Au-delà de la simple distance, les géographes allemands se sont intéressés à la nationalité des chercheurs travaillant ensemble. Les collaborations internationales sont 10 à 50 fois moins fréquentes, et ceux pour tous les domaines étudiés. Par contre, une fois la décision prise de travailler avec des collègues étrangers, la distance semble ne plus avoir d’importance, et la probabilité de nouer une collaboration internationale ne dépend pour ainsi dire pas de la distance séparant les chercheurs.
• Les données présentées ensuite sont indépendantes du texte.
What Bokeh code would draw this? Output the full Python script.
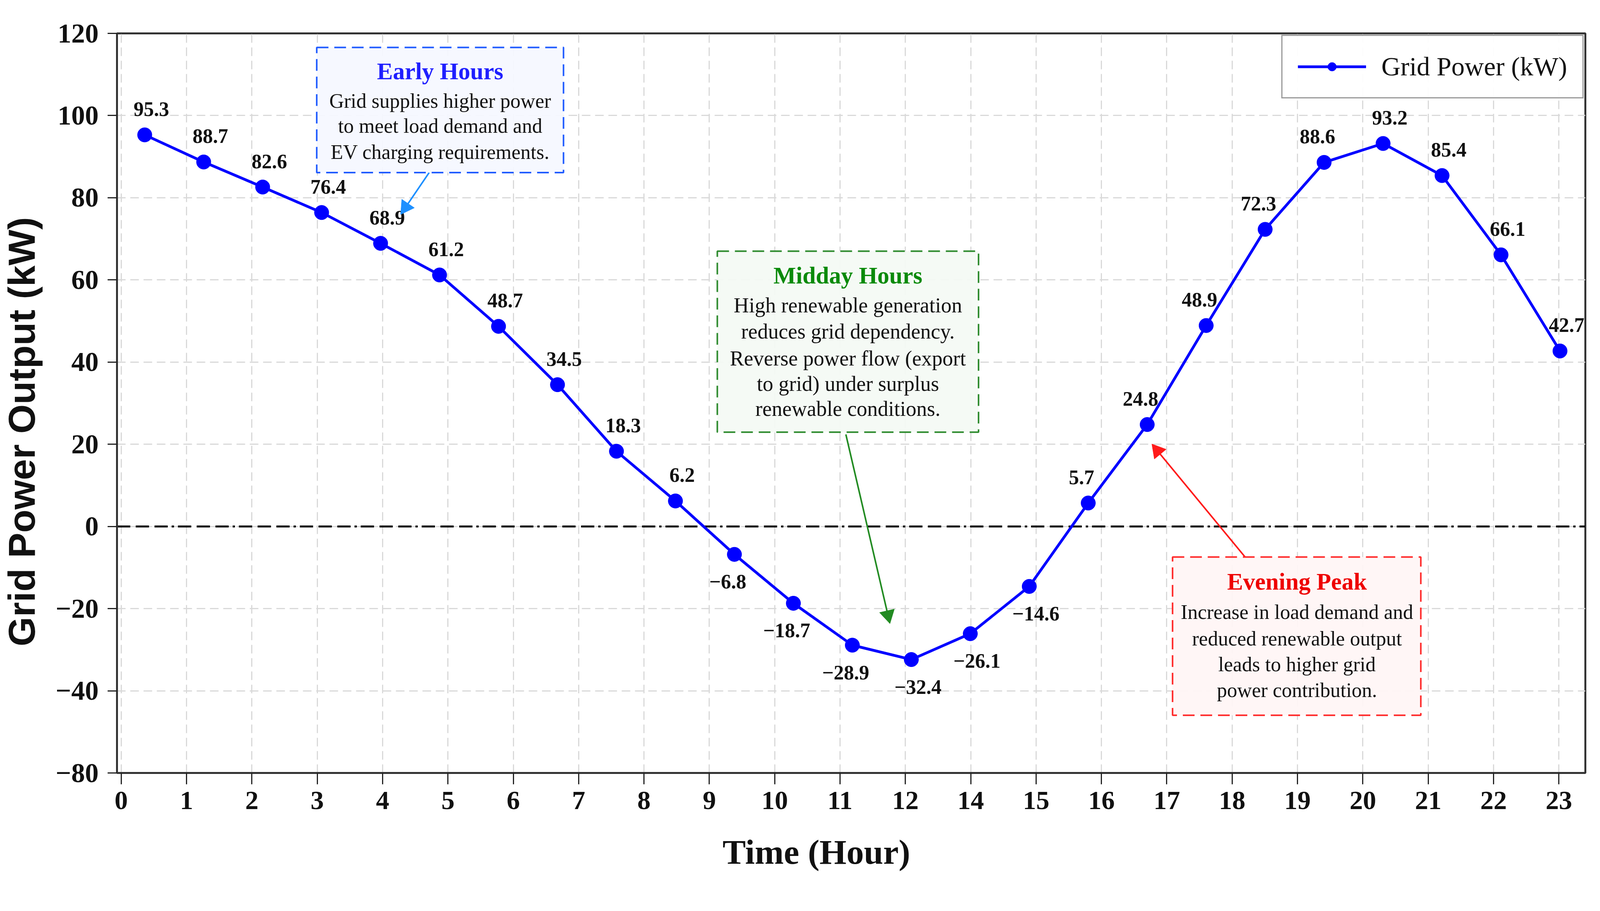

Alors que la science est universelle dans son essence, et que ses outils, comme les journaux scientifiques ou les colloques, s’internationalisent de par la généralisation de l’usage de l’anglais, les collaborations restent principalement nationales, voire même locales. Au moment de décider le périmètre d’une collaboration scientifique, il semble encore difficile de dépasser les frontières nationales et de s’extirper de l’influence centripète des clusters locaux (comme les nouveaux PRES créés en France depuis 2006). Si ces études restent purement quantitatives et ne se penchent pas sur l’aspect qualitatif des collaborations internationales, elles illustrent la difficulté – certes en voie de se réduire – à nouer des contacts au-delà des frontières nationales, et doivent interroger les promoteurs les programmes internationaux de recherche lancés aujourd’hui.

Source : S. Hennemann et al., The Myth of Global Science Collaboration – Collaboration patterns in epistemic communities, arXiV, 13 octobre 2011 ; L. Waltman et al., Globalisation of science in kilometres, arXiV, 13 mai 2011.